The Redskins ran out of road on March 5, when they lost 70–66 in overtime to Drew Charter Academy in the Georgia High School Association Class A State Tournament semifinals. They entered the game as the only undefeated team in Georgia at any classification, as they had gone a perfect 30–0 to that point and clinched the school’s first region championship in 40 years. The sudden finality of their last game ending in defeat was difficult to stomach. In the locker room afterward, Jackson was confronted by a mixture of disbelief and sorrow.
“Through my tears, I told them that it was OK to cry, that this was crushing,” he said. “I told them that I loved them and that I was so thankful they trusted me to coach them; and I told the seniors that I wish we had one more game. Then I prayed with them.”
The result would have been heart-wrenching enough had it been just. However, Drew Charter had been awarded two phantom points by the GHSA official scorer in the first half. The two separate scoring errors—which were later confirmed by video replay—were addressed at the time they occurred, but pleas to correct them were brushed aside. The game was locked in a 56–56 tie at the end of regulation when, in actuality, Drew Charter had scored two fewer points than the Redskins. Overtime should not have been played, and Social Circle should have advanced to play Warren County in the state final. An official appeal was denied and repeated calls for the GHSA to rectify the situation fell on deaf ears.
“It was super special because we grew up together, all of us. We didn’t go out and recruit nobody. We just stayed together, played together and played hard.”
Tyrhell Branch
So it was that a remarkable, once-in-a-lifetime team saw its glorious story end in a most inglorious fashion. However, the events that came before the Drew Charter debacle were far too rich and memorable to get overshadowed by bureaucratic oversight.
Social Circle won 25 of its 30 games by double figures, 16 of them—including the Region 8-A championship game against Towns County—by 30 points or more. The Redskins surpassed the 100-point plateau three different times, highlighted by a school-record 114 in a 78-point blowout of Atlanta Classical Academy in the first round of the state playoffs. Perhaps most importantly, they galvanized an entire community. By the time the team reached the postseason, school officials were having to turn people away at the door, the 700-seat gym having swelled beyond its capacity. “I saw people at the games I hadn’t seen in 20 years,” said Kevin Brooks, a 1991 graduate of Social Circle High School. The student section pulsed with activity and spirit, its “Start the Buses” chant often echoing between the four walls.

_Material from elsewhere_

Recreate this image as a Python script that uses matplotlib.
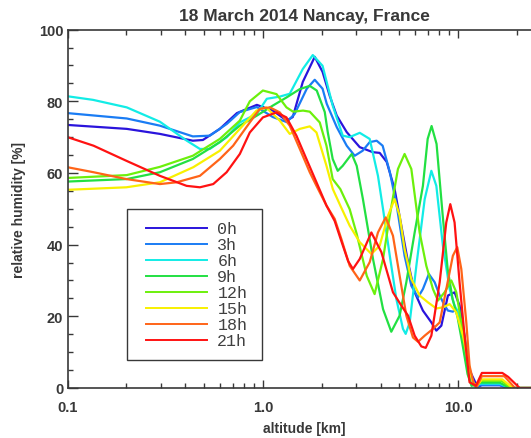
import numpy as np
import matplotlib
matplotlib.use("Agg")
import matplotlib.pyplot as plt
from matplotlib.patches import Rectangle
from matplotlib.ticker import FixedLocator, MultipleLocator, NullFormatter

# relative humidity profiles, Nancay 18 March 2014 (altitude km, RH %)
alt_0h = [0.100, 0.201, 0.297, 0.438, 0.493, 0.602, 0.736, 0.931, 1.124, 1.324, 1.422, 1.60, 1.842, 2.02, 2.198,
          2.387, 2.685, 3.13, 3.65, 3.96, 4.30, 4.72, 5.11, 5.53, 5.98, 6.59, 7.28, 7.72, 8.19, 8.85, 9.57, 10.15,
          10.76, 11.33, 12.12, 12.55, 13.2, 16.3, 18.0, 26.0]
rh_0h = [73.4, 72.3, 70.9, 69.0, 69.2, 72.3, 76.7, 79.0, 77.4, 74.6, 75.6, 85.4, 92.4, 88.2, 81.5,
         76.0, 71.4, 67.2, 65.8, 65.6, 63.1, 55.5, 45.3, 35.1, 26.7, 21.6, 18.3, 16.0, 17.4, 25.8, 26.7, 23.0,
         14.6, 5.3, 2.0, 0.3, 0.8, 0.8, 0.0, 0.0]

alt_3h = [0.100, 0.201, 0.297, 0.438, 0.535, 0.654, 0.762, 0.931, 1.124, 1.324, 1.455, 1.677, 1.842, 2.02, 2.122,
          2.387, 2.685, 2.95, 3.24, 3.52, 3.82, 4.10, 4.46, 4.84, 5.31, 5.75, 6.22, 6.59, 7.07, 7.57, 8.03, 8.51,
          8.85, 9.38, 9.77, 10.39, 11.02, 11.69, 12.27, 13.0, 16.3, 18.0, 26.0]
rh_3h = [76.7, 75.2, 73.2, 70.2, 70.4, 73.7, 77.0, 78.4, 75.6, 74.2, 76.5, 83.5, 86.0, 83.5, 79.3,
         72.8, 67.6, 64.8, 66.2, 68.6, 69.0, 67.6, 60.3, 50.9, 36.9, 28.5, 25.3, 27.6, 31.8, 29.5, 25.8, 23.0,
         21.6, 21.3, 22.0, 15.1, 6.7, 1.4, 0.3, 0.8, 0.8, 0.0, 0.0]

alt_6h = [0.100, 0.135, 0.201, 0.297, 0.408, 0.476, 0.535, 0.654, 0.762, 0.931, 1.047, 1.22, 1.372, 1.60, 1.80,
          2.02, 2.276, 2.562, 2.78, 3.13, 3.52, 3.88, 4.12, 4.46, 4.82, 5.21, 5.38, 5.64, 6.10, 6.73, 7.28, 7.72,
          8.34, 9.03, 9.57, 10.15, 10.99, 11.42, 11.97, 13.0, 16.3, 18.3, 26.0]
rh_6h = [81.4, 80.4, 78.3, 74.3, 69.0, 66.7, 66.7, 70.0, 74.1, 76.5, 80.7, 81.3, 82.1, 89.0, 92.9,
         89.9, 78.8, 70.4, 70.0, 71.2, 69.5, 59.2, 49.9, 36.9, 24.8, 16.5, 15.1, 18.3, 34.1, 52.7, 60.6, 56.4,
         39.7, 27.6, 23.0, 20.2, 10.9, 4.7, 0.8, 1.2, 1.2, 0.0, 0.0]

alt_9h = [0.100, 0.201, 0.297, 0.438, 0.602, 0.762, 0.931, 1.124, 1.324, 1.545, 1.737, 1.886, 2.073, 2.147, 2.276,
          2.415, 2.562, 2.848, 3.02, 3.25, 3.66, 4.12, 4.54, 5.01, 5.42, 5.98, 6.59, 6.97, 7.30, 7.74, 8.31, 8.82,
          9.35, 9.91, 10.5, 11.15, 11.69, 13.0, 16.3, 18.3, 26.0]
rh_9h = [57.6, 58.3, 60.2, 63.9, 68.6, 73.2, 76.0, 78.8, 81.1, 83.4, 84.3, 83.0, 77.0, 71.4, 63.9,
         60.6, 62.0, 65.3, 62.0, 52.7, 36.0, 22.0, 15.7, 20.2, 29.5, 43.4, 56.4, 69.5, 73.1, 68.1, 48.5, 33.2,
         24.8, 19.8, 12.3, 3.9, 0.6, 1.5, 1.5, 0.0, 0.0]

alt_12h = [0.100, 0.201, 0.297, 0.438, 0.602, 0.762, 0.857, 1.00, 1.174, 1.32, 1.427, 1.605, 1.737, 1.954, 2.115,
           2.276, 2.49, 2.78, 3.02, 3.40, 3.73, 4.12, 4.46, 4.91, 5.31, 5.75, 6.34, 6.86, 7.42, 7.87, 8.51, 9.21,
           9.77, 10.36, 10.99, 11.55, 12.12, 13.0, 16.6, 18.7, 26.0]
rh_12h = [58.6, 59.4, 61.7, 64.8, 69.5, 74.6, 80.0, 83.0, 82.0, 78.3, 77.1, 77.4, 77.1, 74.1, 67.6,
          58.3, 55.5, 49.9, 43.0, 31.3, 26.2, 36.0, 48.1, 61.1, 65.3, 61.1, 43.4, 34.1, 27.6, 24.4, 26.7, 30.0,
          26.7, 18.3, 10.9, 3.9, 0.6, 2.0, 2.0, 0.0, 0.0]

alt_15h = [0.100, 0.20, 0.297, 0.44, 0.602, 0.762, 0.927, 1.04, 1.22, 1.372, 1.545, 1.737, 1.88, 2.115, 2.28,
           2.49, 2.78, 3.13, 3.59, 3.96, 4.37, 4.72, 5.01, 5.31, 5.75, 6.34, 6.99, 7.72, 8.34, 9.03, 9.77, 10.56,
           11.2, 11.8, 12.4, 13.2, 16.8, 19.0, 26.0]
rh_15h = [55.3, 56.0, 57.4, 61.6, 66.2, 72.3, 77.4, 78.3, 74.6, 70.9, 72.3, 73.0, 71.3, 62.0, 55.5,
          50.9, 45.3, 40.7, 37.4, 39.7, 48.1, 52.7, 48.1, 38.8, 30.4, 25.8, 23.9, 22.2, 22.5, 23.4, 21.1, 14.6,
          7.2, 2.0, 0.3, 2.4, 2.4, 0.0, 0.0]

alt_18h = [0.100, 0.136, 0.20, 0.297, 0.362, 0.476, 0.602, 0.704, 0.857, 0.965, 1.086, 1.22, 1.372, 1.545, 1.737,
           1.88, 2.115, 2.33, 2.52, 2.78, 3.13, 3.52, 3.88, 4.25, 4.63, 5.01, 5.42, 5.86, 6.22, 6.73, 7.42, 8.03,
           8.68, 9.38, 9.88, 10.36, 10.99, 11.42, 11.97, 12.4, 13.2, 17.2, 19.5, 26.0]
rh_18h = [61.6, 60.2, 58.3, 56.9, 57.4, 59.2, 63.9, 67.6, 74.1, 77.9, 78.3, 76.9, 73.2, 66.7, 60.2,
          56.4, 50.9, 47.2, 41.6, 34.1, 30.0, 35.1, 43.4, 47.6, 42.5, 31.3, 20.2, 14.1, 12.9, 14.6, 16.5, 18.3,
          27.6, 36.9, 39.3, 33.2, 18.3, 6.2, 1.4, 0.3, 3.3, 3.3, 0.0, 0.0]

alt_21h = [0.100, 0.136, 0.20, 0.297, 0.407, 0.476, 0.557, 0.652, 0.762, 0.857, 1.00, 1.174, 1.32, 1.485, 1.67,
           1.88, 2.115, 2.33, 2.52, 2.73, 2.89, 3.13, 3.59, 4.04, 4.63, 5.11, 5.53, 5.98, 6.47, 6.81, 7.28, 8.03,
           8.68, 9.10, 9.57, 10.15, 10.76, 11.42, 12.3, 13.2, 16.8, 18.0, 20.6, 26.0]
rh_21h = [70.0, 67.6, 63.4, 59.2, 56.4, 56.0, 56.9, 60.2, 65.3, 71.3, 75.5, 76.9, 75.5, 70.4, 63.9,
          57.4, 50.9, 46.6, 41.0, 35.4, 33.2, 36.0, 43.4, 37.9, 26.7, 23.0, 20.2, 14.6, 11.6, 11.2, 14.6, 29.5,
          46.2, 51.3, 46.2, 29.5, 14.6, 1.6, 0.6, 4.2, 4.2, 3.1, 0.0, 0.0]

labels = ["0h", "3h", "6h", "9h", "12h", "15h", "18h", "21h"]
colors = ["#2a14dc", "#1a7cf4", "#12ece6", "#22e042", "#6cf00c", "#f8f000", "#ff6418", "#ff1212"]
profiles = [(alt_0h, rh_0h), (alt_3h, rh_3h), (alt_6h, rh_6h), (alt_9h, rh_9h),
            (alt_12h, rh_12h), (alt_15h, rh_15h), (alt_18h, rh_18h), (alt_21h, rh_21h)]

plt.rcParams["font.family"] = ["Liberation Sans", "DejaVu Sans"]
INK = "#383838"
W, H = 531, 439

fig = plt.figure(figsize=(W / 100, H / 100), dpi=100)
ax = fig.add_axes([67.5 / W, 50 / H, 473.5 / W, 358.4 / H])

for (a, r), lab, col in zip(profiles, labels, colors):
    ax.plot(a, r, color=col, lw=1.6, label=lab, solid_joinstyle="round")

ax.set_xscale("log")
ax.set_xlim(0.1, 26.5)
ax.set_ylim(0, 100)
ax.xaxis.set_major_locator(FixedLocator([0.1, 1.0, 10.0]))
ax.set_xticklabels(["0.1", "1.0", "10.0"])
ax.xaxis.set_minor_formatter(NullFormatter())
ax.yaxis.set_major_locator(MultipleLocator(20))
ax.yaxis.set_minor_locator(MultipleLocator(5))

ax.tick_params(which="both", direction="in", top=True, right=False, colors=INK, width=1.0)
ax.tick_params(axis="x", which="major", length=6, pad=9, labelsize=10.5)
ax.tick_params(axis="x", which="minor", length=3.5)
ax.tick_params(axis="y", which="major", length=7, pad=3, labelsize=10.5)
ax.tick_params(axis="y", which="minor", length=3.5)
for lbl in ax.get_xticklabels() + ax.get_yticklabels():
    lbl.set_fontweight("bold")
    lbl.set_color(INK)
for s in ax.spines.values():
    s.set_color(INK)
    s.set_linewidth(1.2)

ax.set_title("18 March 2014 Nancay, France", fontsize=12.5, fontweight="bold", color=INK, pad=7)
ax.set_xlabel("altitude [km]", fontsize=10, fontweight="bold", color=INK)
ax.set_ylabel("relative humidity [%]", fontsize=10, fontweight="bold", color=INK)
ax.xaxis.set_label_coords(0.5, -0.091)
ax.xaxis.label.set_va("top")
ax.yaxis.set_label_coords(-0.103, 0.5)
ax.yaxis.label.set_va("center")

# legend entries without their own frame, boxed separately like the original
leg = ax.legend(loc="upper left", bbox_to_anchor=(146 / W, 1 - 222.5 / H), bbox_transform=fig.transFigure,
                borderaxespad=0, borderpad=0, frameon=False, prop={"family": "Liberation Mono", "size": 12},
                handlelength=3.66, handletextpad=0.62, labelspacing=0.06)
for line in leg.get_lines():
    line.set_linewidth(1.4)
for t in leg.get_texts():
    t.set_color("#404040")
fig.add_artist(Rectangle((126.7 / W, 1 - 361 / H), 135 / W, 151 / H, transform=fig.transFigure,
                         fill=False, edgecolor=INK, lw=1.0))

fig.savefig("out.png", dpi=100)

“We needed the fans,” Reid said. “They just bring more energy.”
No one benefitted more from the experience than the players themselves, their efforts led by those five battle-seasoned seniors: Reid, Tyrhell Branch, Cam Gaither, Amarion Russell and Trey Douglass. The group formed unbreakable bonds, winning 86 games over four years in the process. Russell selflessly accepted a more limited role with the rise of junior Lamarius Jackson, and Douglass, despite spending much of the season on the shelf with a knee injury, remained a presence in the locker room, at practice and on the bench. Reid, Branch and Gaither—who have played basketball together since Pre-K—were All-State selections in their final season together, with Reid and Branch both surpassing the 1,000-point mark for their careers. They put the program on the map and took a small town along for the ride.
“It was super special because we grew up together, all of us,” Branch said. “We didn’t go out and recruit nobody. We just stayed together, played together and played hard.”

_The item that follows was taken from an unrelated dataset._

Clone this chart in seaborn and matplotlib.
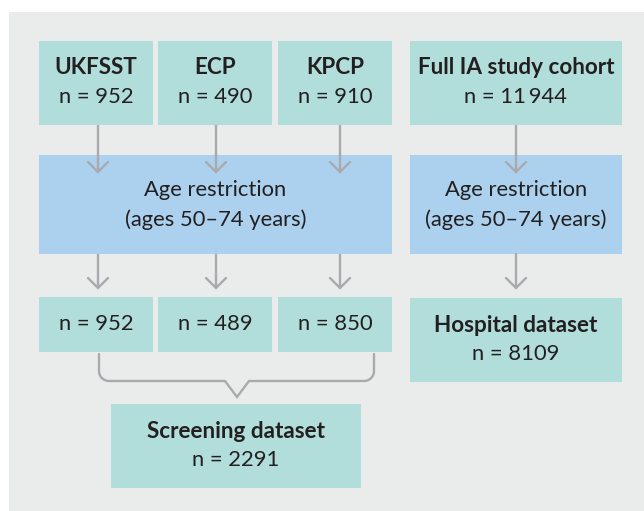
import numpy as np
import seaborn as sns
import matplotlib.pyplot as plt
from matplotlib.patches import Rectangle

sns.set_theme(style="white")
plt.rcParams['font.family'] = ['Lato', 'DejaVu Sans']

# boxes: (left, top, right, bottom) in pixels, title, count
box_pos = [(39, 41, 153, 125), (158, 41, 272, 125), (278, 41, 392, 125),
           (410, 41, 622, 125),
           (39, 155, 392, 254), (410, 155, 622, 254),
           (39, 297, 153, 352), (158, 297, 272, 352), (278, 297, 392, 352),
           (410, 298, 622, 382),
           (111, 404, 361, 488)]
box_kind = ["src", "src", "src", "src", "age", "age",
            "src", "src", "src", "src", "src"]
box_title = ["UKFSST", "ECP", "KPCP", "Full IA study cohort", None, None,
             None, None, None, "Hospital dataset", "Screening dataset"]
box_n = ["952", "490", "910", "11\u2009944", None, None,
         "952", "489", "850", "8109", "2291"]
age_text = ["Age restriction", "(ages 50\u201374 years)"]

# arrows: x, y start, y tip
arrow_x = [98, 216, 340, 516, 98, 216, 340, 516]
arrow_y0 = [125, 125, 125, 125, 254, 254, 254, 253]
arrow_y1 = [172, 172, 172, 172, 288, 288, 288, 288]

teal = "#b1dddb"
blue = "#acd1ee"
panel = "#eaebeb"
grey = "#a9aaad"
ink = "#231f20"

fig = plt.figure(figsize=(6.44, 5.11), dpi=100)
ax = fig.add_axes([0, 0, 1, 1])
ax.set_xlim(0, 644)
ax.set_ylim(511, 0)
ax.axis("off")

ax.add_patch(Rectangle((9, 12), 644 - 9, 511 - 12, color=panel, lw=0))

fs = 15.8
fs_b = 16.2
for (l, t, r, b), kind, title, n in zip(box_pos, box_kind, box_title, box_n):
    ax.add_patch(Rectangle((l, t), r - l, b - t, color=teal if kind == "src" else blue, lw=0))
    cx = (l + r) / 2
    cy = (t + b) / 2
    if kind == "age":
        ax.text(cx, cy - 14, age_text[0], ha="center", va="center", fontsize=fs, color=ink)
        ax.text(cx, cy + 15, age_text[1], ha="center", va="center", fontsize=fs, color=ink)
    elif title is None:
        ax.text(cx, cy, "n = " + n, ha="center", va="center", fontsize=fs, color=ink)
    else:
        ax.text(cx, cy - 15, title, ha="center", va="center", fontsize=fs_b,
                fontweight="bold", color=ink)
        ax.text(cx, cy + 14, "n = " + n, ha="center", va="center", fontsize=fs, color=ink)

lw = 1.7
for x, y0, y1 in zip(arrow_x, arrow_y0, arrow_y1):
    ax.plot([x, x], [y0, y1], color=grey, lw=lw, solid_capstyle="butt")
    ax.plot([x - 10, x, x + 10], [y1 - 10, y1, y1 - 10], color=grey, lw=lw,
            solid_joinstyle="miter")

# bracket joining the screening boxes
r = 10
top, base = 354, 381
xl, xr, xm = 99, 374, 237
a = np.linspace(np.pi, np.pi / 2, 12)
left_arc = np.c_[xl + r + r * np.cos(a), base - r + r * np.sin(a)]
b_ = np.linspace(np.pi / 2, 0, 12)
right_arc = np.c_[xr - r + r * np.cos(b_), base - r + r * np.sin(b_)]
pts = np.vstack([[xl, top], left_arc, [xm - 12, base], [xm, base + 16],
                 [xm + 12, base], right_arc, [xr, top]])
ax.plot(pts[:, 0], pts[:, 1], color=grey, lw=lw, solid_joinstyle="miter")

fig.savefig("out.png", dpi=100)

“I think we were a one-of-a-kind group because we’ve been knowing each other since we were babies,” Gaither said. “That did nothing but help us build strong chemistry, which translated to the court and helped us get where we got.”
Social Circle will return a talented team in 2022–23. It includes Lamarius and his identical twin brother Quindarius, defensive dynamo Phillip “Petey” Baynes, sharpshooters Jaylin Robinson and Parker Dial, Dashon Hyman and 6-foot-6 center AJ Vinson. The Redskins will likely be favored to win their second straight region championship and once again advance deep into the state playoffs. When the time comes, they will call upon the events
of March 5, 2022 as inspiration to ensure the legacy of those departing the program lives on.
“They are already motivated,” Jackson said. “These guys see how close we are to creating a sustainable program that expects to win region and compete at state year in and year out. I’ve already had requests to get in the gym after school.”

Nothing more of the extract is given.